## BEGIN
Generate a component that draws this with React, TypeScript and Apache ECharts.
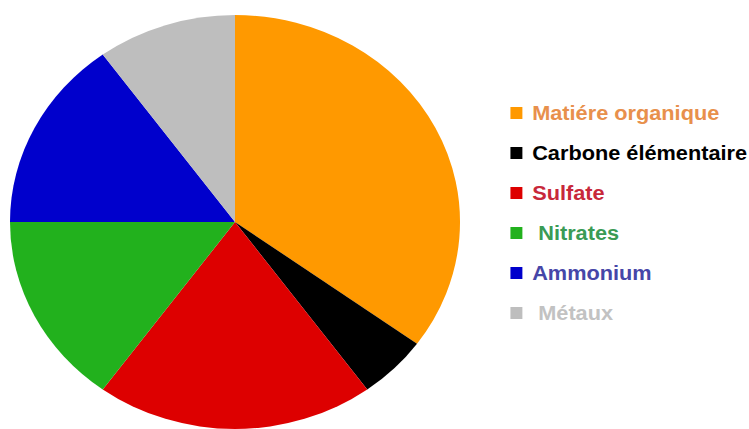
import React, { useEffect, useRef } from "react";
import * as echarts from "echarts";

const categories = ["Matiére organique", "Carbone élémentaire", "Sulfate", "Nitrates", "Ammonium", "Métaux"];
const values = [35, 5, 20, 15, 15, 10];
const sliceColors = ["#FF9900", "#000000", "#DD0000", "#22B11D", "#0000CC", "#BEBEBE"];
const labelColors = ["#E8904C", "#000000", "#C8283A", "#3A9B55", "#4646A8", "#C2C2C2"];
const indented = ["Nitrates", "Métaux"];

const STRETCH = 1.087;
const W = 749;
const H = 429;

export default function App() {
  const ref = useRef<HTMLDivElement>(null);
  useEffect(() => {
    document.body.style.margin = "0";
    const chart = echarts.init(ref.current!, null, { renderer: "svg" });
    chart.setOption({
      animation: false,
      backgroundColor: "#ffffff",
      legend: {
        orient: "vertical",
        left: 505 / STRETCH,
        top: 98,
        icon: "rect",
        itemWidth: 11,
        itemHeight: 12,
        itemGap: 20,
        selectedMode: false,
        formatter: (name: string) => (indented.includes(name) ? " " + name : name),
        textStyle: {
          fontFamily: "Liberation Sans, Arial, sans-serif",
          fontSize: 20,
          fontWeight: "bold",
          lineHeight: 20,
          padding: [0, 0, 0, 4],
        },
        data: categories.map((c, i) => ({ name: c, textStyle: { color: labelColors[i] } })),
      },
      series: [
        {
          type: "pie",
          center: [235 / STRETCH, 222],
          radius: 207,
          startAngle: 90,
          clockwise: true,
          label: { show: false },
          labelLine: { show: false },
          emphasis: { disabled: true },
          itemStyle: { borderWidth: 0 },
          data: categories.map((c, i) => ({
            name: c,
            value: values[i],
            itemStyle: { color: sliceColors[i] },
          })),
        },
      ],
    });
    return () => chart.dispose();
  }, []);
  return (
    <div style={{ position: "absolute", left: 0, top: 0, width: W, height: H, overflow: "hidden", background: "#fff" }}>
      <div
        ref={ref}
        style={{
          width: W / STRETCH,
          height: H,
          transform: `scaleX(${STRETCH})`,
          transformOrigin: "0 0",
        }}
      />
    </div>
  );
}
## END
- **AIM OF THE EXERCISE**
Starting with the first line of the data above and ending with the line containing "const H = 429;", please restate every line exactly, leaving images out.

- **ANSWER IN FULL**
Generate a component that draws this with React, TypeScript and Apache ECharts.
import React, { useEffect, useRef } from "react";
import * as echarts from "echarts";

const categories = ["Matiére organique", "Carbone élémentaire", "Sulfate", "Nitrates", "Ammonium", "Métaux"];
const values = [35, 5, 20, 15, 15, 10];
const sliceColors = ["#FF9900", "#000000", "#DD0000", "#22B11D", "#0000CC", "#BEBEBE"];
const labelColors = ["#E8904C", "#000000", "#C8283A", "#3A9B55", "#4646A8", "#C2C2C2"];
const indented = ["Nitrates", "Métaux"];

const STRETCH = 1.087;
const W = 749;
const H = 429;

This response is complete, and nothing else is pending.